In the listing that follows, retype every line from the first through the one containing "import numpy as np". Pictures are to be left out.

»»

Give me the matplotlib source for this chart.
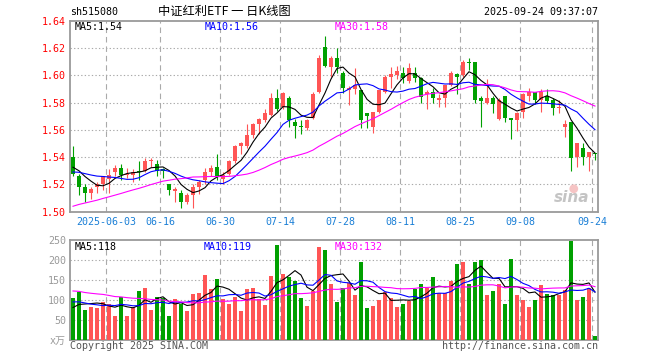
import matplotlib
matplotlib.use("Agg")
import matplotlib.pyplot as plt
import numpy as np

# ---------------- data ----------------
opens = [1.540, 1.526, 1.518, 1.514, 1.518, 1.520, 1.524, 1.529, 1.532, 1.527,
         1.527, 1.530, 1.530, 1.537, 1.535, 1.531, 1.520, 1.515, 1.514, 1.507,
         1.512, 1.518, 1.523, 1.529, 1.533, 1.524, 1.528, 1.537, 1.548, 1.548,
         1.556, 1.564, 1.567, 1.571, 1.583, 1.577, 1.583, 1.566, 1.563, 1.561,
         1.569, 1.588, 1.621, 1.606, 1.613, 1.602, 1.589, 1.590, 1.589, 1.572,
         1.562, 1.573, 1.588, 1.599, 1.600, 1.602, 1.596, 1.602, 1.598, 1.586,
         1.588, 1.582, 1.583, 1.593, 1.601, 1.600, 1.610, 1.610, 1.583, 1.580,
         1.583, 1.568, 1.585, 1.569, 1.567, 1.573, 1.585, 1.588, 1.582, 1.585,
         1.582, 1.576, 1.562, 1.566, 1.540, 1.547, 1.540, 1.543]
highs = [1.548, 1.528, 1.520, 1.518, 1.522, 1.526, 1.531, 1.534, 1.535, 1.532,
         1.531, 1.537, 1.539, 1.539, 1.538, 1.532, 1.520, 1.518, 1.516, 1.514,
         1.520, 1.523, 1.532, 1.534, 1.542, 1.529, 1.538, 1.549, 1.551, 1.564,
         1.565, 1.569, 1.575, 1.587, 1.590, 1.588, 1.585, 1.568, 1.567, 1.568,
         1.588, 1.615, 1.629, 1.614, 1.620, 1.603, 1.592, 1.605, 1.589, 1.572,
         1.573, 1.589, 1.600, 1.606, 1.607, 1.606, 1.609, 1.606, 1.599, 1.589,
         1.591, 1.586, 1.593, 1.603, 1.602, 1.611, 1.613, 1.610, 1.585, 1.597,
         1.585, 1.583, 1.585, 1.569, 1.573, 1.587, 1.591, 1.588, 1.590, 1.590,
         1.583, 1.582, 1.567, 1.566, 1.550, 1.550, 1.544, 1.543]
lows = [1.526, 1.512, 1.507, 1.509, 1.514, 1.516, 1.514, 1.526, 1.523, 1.525,
        1.522, 1.523, 1.529, 1.533, 1.526, 1.525, 1.512, 1.507, 1.503, 1.506,
        1.503, 1.513, 1.520, 1.526, 1.523, 1.520, 1.527, 1.536, 1.542, 1.547,
        1.554, 1.557, 1.566, 1.570, 1.574, 1.575, 1.562, 1.554, 1.557, 1.560,
        1.568, 1.587, 1.606, 1.599, 1.602, 1.587, 1.578, 1.586, 1.561, 1.561,
        1.558, 1.572, 1.587, 1.591, 1.597, 1.594, 1.594, 1.595, 1.580, 1.575,
        1.580, 1.577, 1.577, 1.592, 1.586, 1.599, 1.604, 1.580, 1.562, 1.579,
        1.572, 1.567, 1.566, 1.553, 1.559, 1.569, 1.581, 1.579, 1.573, 1.580,
        1.571, 1.572, 1.555, 1.530, 1.533, 1.534, 1.530, 1.538]
closes = [1.528, 1.518, 1.514, 1.517, 1.520, 1.526, 1.527, 1.532, 1.527, 1.528,
          1.529, 1.529, 1.537, 1.538, 1.530, 1.530, 1.516, 1.517, 1.507, 1.512,
          1.518, 1.522, 1.529, 1.532, 1.526, 1.527, 1.537, 1.548, 1.550, 1.556,
          1.564, 1.568, 1.572, 1.583, 1.575, 1.587, 1.567, 1.563, 1.562, 1.567,
          1.586, 1.613, 1.607, 1.613, 1.606, 1.591, 1.591, 1.593, 1.567, 1.570,
          1.573, 1.589, 1.599, 1.601, 1.603, 1.598, 1.605, 1.598, 1.584, 1.588,
          1.583, 1.583, 1.593, 1.602, 1.599, 1.610, 1.609, 1.582, 1.581, 1.583,
          1.579, 1.582, 1.569, 1.567, 1.572, 1.586, 1.588, 1.582, 1.588, 1.581,
          1.576, 1.577, 1.564, 1.539, 1.550, 1.540, 1.544, 1.542]
volumes = [106, 120, 76, 83, 81, 97, 92, 61, 108, 61,
           84, 123, 131, 76, 108, 106, 61, 103, 92, 73,
           116, 118, 163, 128, 153, 103, 91, 108, 73, 128,
           131, 103, 88, 161, 238, 166, 158, 148, 106, 86,
           123, 233, 226, 141, 97, 132, 143, 114, 197, 82,
           87, 102, 122, 106, 84, 91, 98, 128, 142, 130,
           159, 118, 118, 149, 191, 197, 141, 197, 201, 113,
           123, 140, 91, 203, 113, 102, 84, 102, 138, 117,
           113, 114, 125, 249, 102, 109, 132, 10]

# sessions before the visible window (estimated back from the MA lines' start values)
pre_closes = [1.478, 1.483, 1.486, 1.489, 1.487, 1.492, 1.495, 1.490, 1.488, 1.491,
              1.494, 1.497, 1.495, 1.493, 1.492, 1.496, 1.494, 1.495, 1.496, 1.498,
              1.520, 1.524, 1.527, 1.528, 1.529, 1.531, 1.535, 1.534, 1.535]
pre_volumes = [150, 162, 140, 128, 135, 170, 145, 132, 118, 125,
               140, 155, 130, 122, 138, 145, 128, 120, 132, 125,
               118, 105, 112, 98, 117, 82, 70, 78, 74]

tick_idx = [6, 15, 25, 35, 45, 55, 65, 75, 87]
tick_labels = ['2025-06-03', '06-16', '06-30', '07-14', '07-28',
               '08-11', '08-25', '09-08', '09-24']
price_ticks = [1.50, 1.52, 1.54, 1.56, 1.58, 1.60, 1.62, 1.64]
price_tick_labels = ['1.50', '1.52', '1.54', '1.56', '1.58', '1.60', '1.62', '1.64']
vol_ticks = [0, 50, 100, 150, 200, 250]
vol_tick_labels = ['x万', '50', '100', '150', '200', '250']

price_legend = ['MA5:1.54', 'MA10:1.56', 'MA30:1.58']
vol_legend = ['MA5:118', 'MA10:119', 'MA30:132']

# ---------------- style ----------------
RED = '#ff5555'
GREEN = '#00a000'
GRID = '#aaaaaa'
FRAME = '#9a9a9a'
MONO = 'DejaVu Sans Mono'
FS = 7.2
MA_COLORS = ['#000000', '#0000ff', '#ff00ff']
GRID_OFF = -0.42  # date grid lines sit at the left edge of a candle slot

W, H = 660, 360
fig = plt.figure(figsize=(W / 100, H / 100), dpi=100)
fig.patch.set_facecolor('white')


def fx(px):
    return px / W


def fy(py):
    return 1 - py / H


L, R = 70, 597.5
ax = fig.add_axes([fx(L), fy(211.7), (R - L) / W, (211.7 - 20.7) / H])
axv = fig.add_axes([fx(L), fy(340.3), (R - L) / W, 100 / H])


def moving_average(pre, vals, n):
    s = np.array(list(pre) + list(vals), dtype=float)
    out = np.convolve(s, np.ones(n) / n, mode='valid')
    return out[-len(vals):]


o = np.array(opens)
h = np.array(highs)
l = np.array(lows)
c = np.array(closes)
v = np.array(volumes, dtype=float)
x = np.arange(len(c))
up = c >= o
cols = np.where(up, RED, GREEN)

# ---------------- price panel ----------------
for yv in price_ticks[1:-1]:
    ax.axhline(yv, color=GRID, lw=0.8, ls=(0, (1.2, 2.0)), zorder=1)
for t in tick_idx:
    ax.axvline(t + GRID_OFF, color=GRID, lw=0.8, ls=(0, (5, 3.5)), zorder=1)

ax.vlines(x, l, h, colors=cols, lw=0.8, zorder=3)
body_bottom = np.minimum(o, c)
body_h = np.maximum(np.abs(c - o), 0.0008)
ax.bar(x, body_h, bottom=body_bottom, width=0.82, color=cols, linewidth=0, zorder=4)

for n, col in zip([5, 10, 30], MA_COLORS):
    ax.plot(x, moving_average(pre_closes, closes, n), color=col, lw=0.8, zorder=5)

ax.set_xlim(-0.5, 87.42)
ax.set_ylim(1.50, 1.64)
ax.set_yticks(price_ticks)
ax.set_yticklabels(price_tick_labels, color='#ff0000', fontfamily=MONO, fontsize=FS)
ax.set_xticks([t + GRID_OFF for t in tick_idx])
ax.set_xticklabels(tick_labels, color='#1a7fd6', fontfamily=MONO, fontsize=FS)
ax.tick_params(axis='both', length=0)
ax.tick_params(axis='y', pad=3)
ax.tick_params(axis='x', pad=4)
for sp in ax.spines.values():
    sp.set_color(FRAME)
    sp.set_linewidth(1.3)

# sina watermark
ax.text(0.985, 0.035, 'sina', transform=ax.transAxes, ha='right', va='bottom',
        fontsize=11, fontweight='bold', style='italic', color='#c4c4c4', zorder=2)
ax.scatter([0.955], [0.12], s=40, transform=ax.transAxes, color='#f6c4c4',
           edgecolors='none', zorder=2)

# ---------------- volume panel ----------------
for yv in vol_ticks[1:-1]:
    axv.axhline(yv, color=GRID, lw=0.8, ls=(0, (1.2, 2.0)), zorder=1)
for t in tick_idx:
    axv.axvline(t + GRID_OFF, color=GRID, lw=0.8, ls=(0, (5, 3.5)), zorder=1)

axv.bar(x, v, width=0.82, color=cols, linewidth=0, zorder=3)
for n, col in zip([5, 10, 30], MA_COLORS):
    axv.plot(x, moving_average(pre_volumes, volumes, n), color=col, lw=0.8, zorder=5)

axv.set_xlim(-0.5, 87.42)
axv.set_ylim(0, 250)
axv.set_xticks([])
axv.set_yticks(vol_ticks)
axv.set_yticklabels(vol_tick_labels, color='#999999', fontsize=FS)
for lab in axv.get_yticklabels():
    lab.set_fontfamily([MONO, 'Noto Sans CJK SC'])
axv.tick_params(axis='y', length=0, pad=3)
for sp in axv.spines.values():
    sp.set_color(FRAME)
    sp.set_linewidth(1.3)

# ---------------- texts ----------------
fig.text(fx(70), fy(12), 'sh515080', fontfamily=MONO, fontsize=FS, va='center', ha='left')
fig.text(fx(224), fy(12), '中证红利ETF 一 日K线图', fontfamily=['Noto Sans CJK SC', 'DejaVu Sans'],
         fontsize=8.8, va='center', ha='center')
fig.text(fx(598), fy(12), '2025-09-24 09:37:07', fontfamily=MONO, fontsize=FS,
         va='center', ha='right')

for txt, col, px in zip(price_legend, MA_COLORS, [75, 205, 335]):
    fig.text(fx(px), fy(27), txt, color=col, fontfamily=MONO, fontsize=FS, va='center', ha='left')
for txt, col, px in zip(vol_legend, MA_COLORS, [75, 204, 335]):
    fig.text(fx(px), fy(246.5), txt, color=col, fontfamily=MONO, fontsize=FS, va='center', ha='left')

fig.text(fx(70), fy(346), 'Copyright 2025 SINA.COM', color='#555555', fontfamily=MONO,
         fontsize=FS, va='center', ha='left')
fig.text(fx(598), fy(346), 'http://finance.sina.com.cn', color='#555555', fontfamily=MONO,
         fontsize=FS, va='center', ha='right')

fig.savefig('out.png', dpi=100, facecolor='white')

««

### Worked solution
Give me the matplotlib source for this chart.
import matplotlib
matplotlib.use("Agg")
import matplotlib.pyplot as plt
import numpy as np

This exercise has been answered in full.